Second place would be awarded to the actors showcased. All commit to their respective roles, adding a level of necessary sincerity to the narrative. Juan Martinez, Jonathan Daviss, Will Meyers, and Trevor St. John are the stars who stand out above the rest in their performances. Martinez notably shines with his take on perturbed but endearingly spirited Willy, a young boy grappling with the loss of his grandmother who remains earnest in his attempt to build a new life at the boys’ ranch.
Talent compliments artistic angles often in Edge of the World. The use of flashbacks frames an early scene where the team ventures on horseback to the very spot the movie gleans its title from. Fragmented strands of sunlight and suspended moments are accentuated by a soothing instrumental score, as we get to know our troubled characters and actions that landed them at the ranch a bit better.

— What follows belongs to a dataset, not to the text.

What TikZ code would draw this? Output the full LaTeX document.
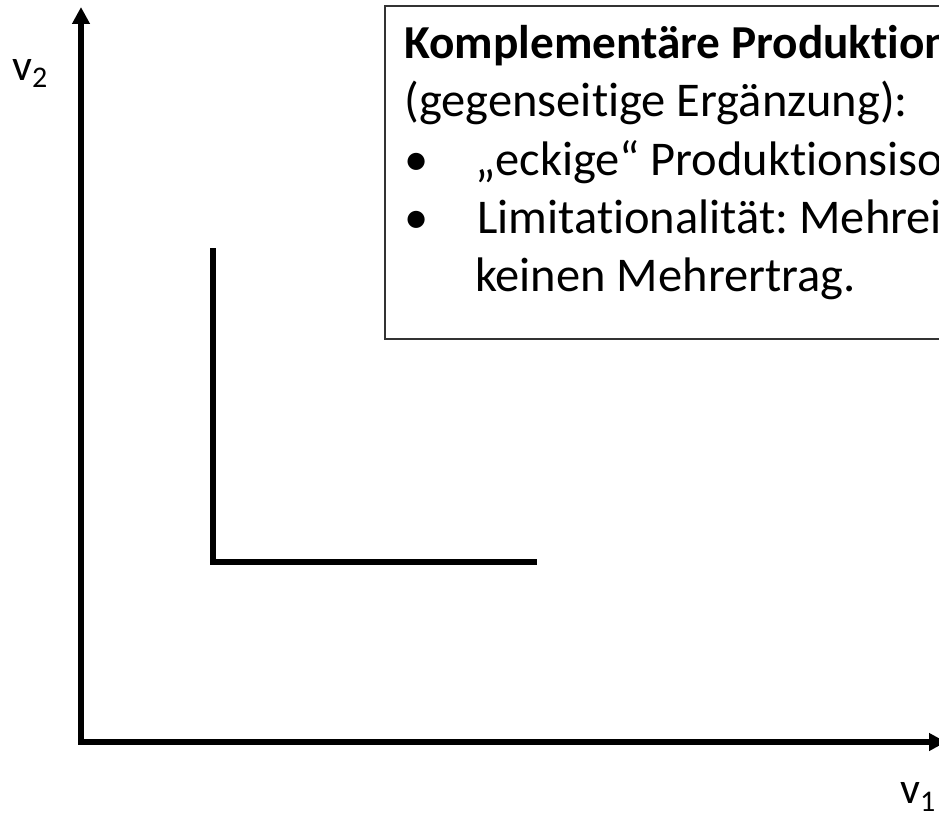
\documentclass[tikz,border=0pt]{standalone}
\usepackage{fontspec}
\setmainfont[Ligatures=NoCommon]{Carlito}
\usetikzlibrary{arrows.meta}
\begin{document}
\frenchspacing
\begin{tikzpicture}[x=1pt,y=-1pt,
  axisline/.style={line width=5.5pt, line join=miter,
    {Triangle[width=17pt,length=17pt]}-{Triangle[width=17pt,length=17pt]}},
  isoline/.style={line width=5.5pt, line join=miter},
  boxline/.style={draw=black!80, line width=1.6pt},
  txt/.style={inner sep=0pt, anchor=base west, font=\fontsize{48.5}{58}\selectfont},
  axlabel/.style={inner sep=0pt, anchor=base west, font=\fontsize{44}{50}\selectfont}]
\useasboundingbox (0,0) rectangle (939,816);
\clip (0,0) rectangle (939,816);
% info box
\coordinate (boxA) at (385,6);
\coordinate (boxB) at (990,339);
\draw[boxline, fill=white] (boxA) rectangle (boxB);
\node[txt, font=\fontsize{47.3}{58}\selectfont\bfseries] (t1) at (404,58.5) {Komplementäre Produktion};
\node[txt] (t2) at (404,116.5) {(gegenseitige Ergänzung):};
\node[txt] (b1) at (404,175) {•};
\node[txt] (t3) at (475,175) {„eckige“ Produktionsiso};
\node[txt] (b2) at (404,233.5) {•};
\node[txt] (t4) at (477,233.5) {Limitationalität: Mehrei};
\node[txt] (t5) at (475,291.5) {keinen Mehrertrag.};
% axes
\coordinate (ytip) at (81,7);
\coordinate (O) at (81,742);
\coordinate (xtip) at (946,742);
\draw[axisline] (ytip) -- (O) -- (xtip);
\node[axlabel] (v2) at (12,80) {v\raisebox{-8pt}{\fontsize{30}{30}\selectfont 2}};
\node[axlabel] (v1) at (900,803) {v\raisebox{-8pt}{\fontsize{30}{30}\selectfont 1}};
% isoquant
\coordinate (Ltop) at (213,248);
\coordinate (Lcorner) at (213,562);
\coordinate (Lright) at (537,562);
\draw[isoline] (Ltop) -- (Lcorner) -- (Lright);
\end{tikzpicture}
\end{document}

The sequence ends a little too quickly, leading up to an upsetting realization for those of us viewing: for the most part, conclusive character development is missing from the storyline. Aside from Coach Davis, we aren’t brought much closer to a fulfilling resolution from anyone else featured, even from the key members of the team. Bits and pieces of Willy, Jay, Dwight, Jeremy, and Chad’s stories are spotlighted, but more questions are left posed than answers provided.
Nonetheless, Edge of the World boasts a gratifying watch. While the plot hang-ups take away the chance of engrossment in the story, it tempts with the opportunity to gape over the aesthetic and technical accomplishments of one marvelously skilled cast and crew.
Edge of the World (2018) Directed and Edited by Randy Redroad. Starring Noah Alford, Megan Dalby, Jonathan Daviss, Stephanie Felton, Austin Filson, Richard T. Jones, Jeff Justus, Rex Linn, Juan Martinez, Will Meyers, Mollie Milligan, Trevor St. John.. Edge of the World screened at the 2018 Kew Gardens Festival of Cinema.